В течение двух последующих дней чувство унижения уступило место испугу, поскольку газетные заголовки становились все более тревожными. "Хрущев предупреждает о ракетном нападении на базы, используемые американскими шпионскими самолетами" — так писала "Нью-Йорк Таймс" 10 мая. На следующий день в газетных заголовках можно было прочесть: "США дают клятву защитить союзников, если русские нападут на базы". Хрущев на импровизированной пресс-конференции в Москве заявил, что отдает Пауэрса под суд, и добавил: "Вы понимаете, что если такие агрессивные действия будут продолжаться, то это может привести к войне". Эйзенхауэр тоже провел пресс-конференцию, на которой зачитал заранее подготовленное заявление. Твердым, размеренным голосом, без тени намека на сожаление или извинение, Эйзенхауэр сказал, что хрущевские ужимки по поводу "полета невооруженного невоенного самолета могут только отражать фетиш секретности". Из-за природы советской системы шпионаж "является неприятной, но жизненной необходимостью". Когда его спросили, отменена ли его поездка в Россию, он ответил: "Я собираюсь поехать". На вопрос о том, не изменились ли перспективы на встречу в верхах, ответ его был: " Нет, совсем нет"*34.

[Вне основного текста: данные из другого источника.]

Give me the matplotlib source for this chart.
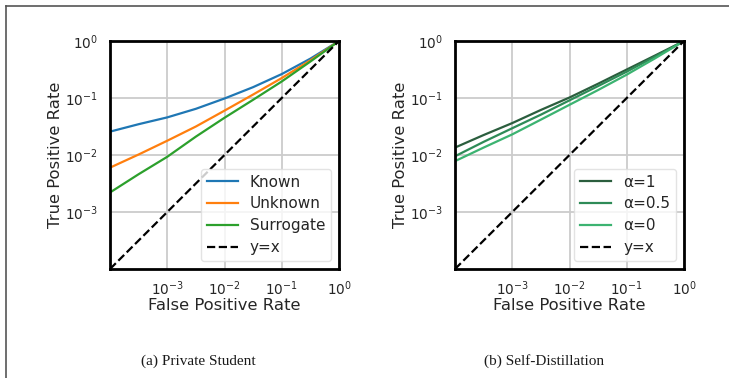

Но, конечно, перспективы изменились. Никто в Вашингтоне ни на секунду не мог предположить, что Хрущев не использует с выгодой сам факт поимки американцев на месте преступления и их вранье по этому поводу. Некоторые из советников убеждали Эйзенхауэра использовать ход, который Хрущев предложил сам, — утверждать, что ему ничего не было известно о полетах, и наказать кого-нибудь, предположительно Аллена Даллеса, за организацию таких полетов. Такой поступок, убеждали советники, поможет сохранить шанс на проведение встречи в верхах. Эйзенхауэр отклонил этот совет, прежде всего, потому, что он не соответствовал истине, во-вторых, потому, что это было бы большой несправедливостью по отношению к Даллесу, и, в-третьих, потому, что из-за такого его поведения Хрущев может отказаться иметь с ним дело на встрече в верхах, мотивируя это неспособностью Эйзенхауэра контролировать свою собственную Администрацию.